Build a Built-In Deck Bench

A built-in bench transforms a deck from a pass-through space into a destination. Unlike freestanding furniture that shifts, fades, and eventually splinters into the garage, a proper built-in becomes architecture—anchored to the frame, weather-sealed, and sized exactly to your deck's proportions. The best benches do double duty: they provide seating and satisfy code as guardrail where the deck rises above grade. This is weekend carpentry that pays back every time someone sits down with a drink and doesn't have to drag a chair across the boards. The method here is structural first, pretty second. You're not bolting a box to decking—you're extending the deck's framing outward to create a cantilevered base, then building the bench on that foundation. Done right, the result feels like it grew with the deck. The joinery is simple: lag screws into solid wood, thoughtful blocking for racking resistance, and drainage gaps between every board. This is a two-day build for someone comfortable with a circular saw and a drill. By Sunday evening, you'll have seating that doesn't move, doesn't rot, and doesn't apologize for being there.

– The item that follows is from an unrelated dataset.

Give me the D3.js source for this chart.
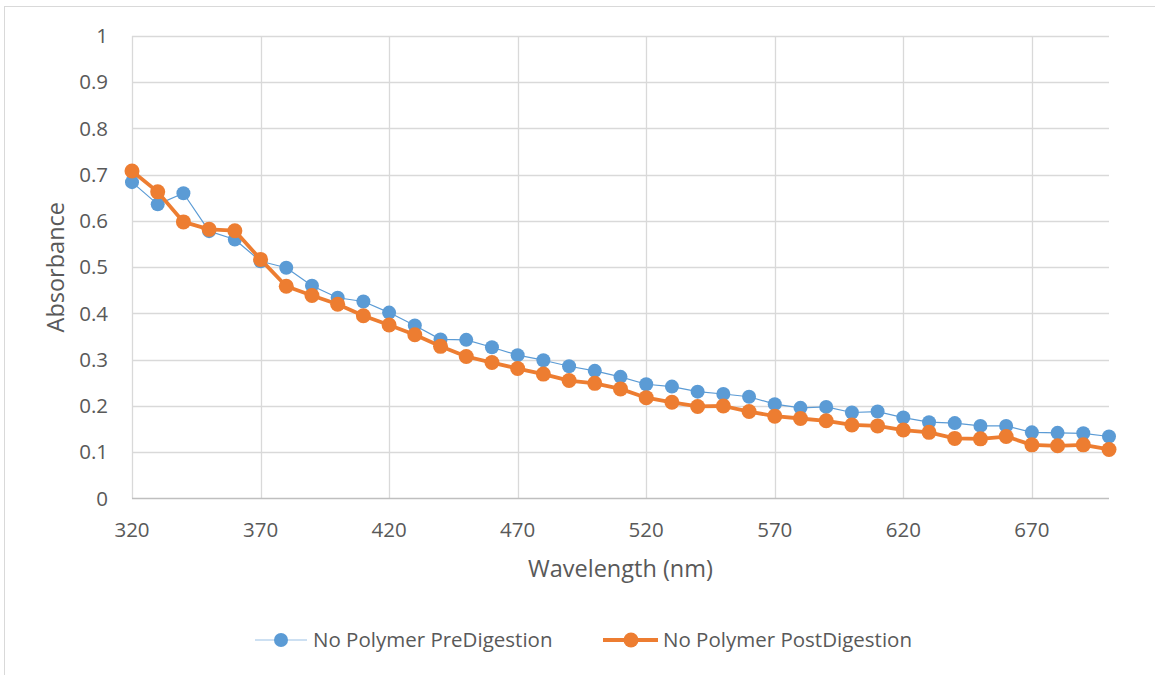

  1. Locate and mark the bench footprint. Decide where the bench runs—typically along the deck perimeter, often at a corner. Mark post locations every 4 feet maximum along this line. If your deck has existing railing posts, you can integrate the bench between them. Use a chalk line to mark the inside edge of the bench frame, typically 16-18 inches from the deck edge for comfortable seating depth.
  2. Install the support posts. Cut 4x4 posts to run from the underside of the deck (bolted to joists or rim board) to 18 inches above the decking surface. Use two ½-inch lag bolts per post to fasten through the rim board into solid framing, or bolt directly through joists where possible. Posts should be plumb and spaced evenly. These carry the entire load, so connection quality matters more than cosmetics at this stage.
  3. Frame the bench seat height. Run a 2x4 ledger horizontally along the deck rim board at 16 inches above the deck surface—this becomes the back support for the seat frame. Attach it with 3-inch deck screws every 16 inches into the rim. Then connect each post to this ledger with perpendicular 2x4 blocking, creating a rectangular frame. The front of the frame gets another 2x4 running post-to-post at the same height. Everything should be level across its length.
  4. Add cross supports for the seat. Install 2x4 cross braces running from front to back every 16 inches along the bench length. These span between the front rail and the back ledger, providing solid nailing surface for seat boards. Toenail or use joist hangers for clean connections. If your bench is longer than 6 feet, add a center stringer running the full length for added rigidity.
  5. Install the seat boards. Lay 2x4 or 2x6 deck boards across the frame, perpendicular to the cross supports. Start at the back edge and work forward. Leave ⅛-inch gaps between boards for drainage. Fasten each board with two deck screws at every cross support. The final board at the front may need to be ripped to width—plan this before you start so the overhang looks deliberate.
  6. Build and attach the backrest. Cut 2x4s to run vertically from the seat surface to 18 inches above it—this gives you 34-36 inches of total back height from the deck, meeting most railing codes. Space these vertical members every 4-6 inches and attach to the rear frame ledger. Cap the top with a horizontal 2x4 or 2x6 as a wide top rail. This cap can extend past the verticals slightly for a finished look.
  7. Add side panels and trim. Close off the sides of the bench with vertical boards or lattice from the deck surface to the bottom of the seat. This hides the framing and creates a finished appearance. Leave ventilation gaps or use lattice to prevent moisture buildup underneath. Trim all exposed end grain with a miter saw for clean lines, and sand any sharp edges where hands will grip.
  8. Seal and fasten hardware. Apply exterior wood stain or sealer to all surfaces, paying special attention to end grain and anywhere water can pool. Check that all screws are flush or slightly countersunk—raised screw heads will snag clothing and skin. Add a final inspection pass: shake the bench, sit hard on each section, and lean back with weight. Anything that flexes gets another screw or block.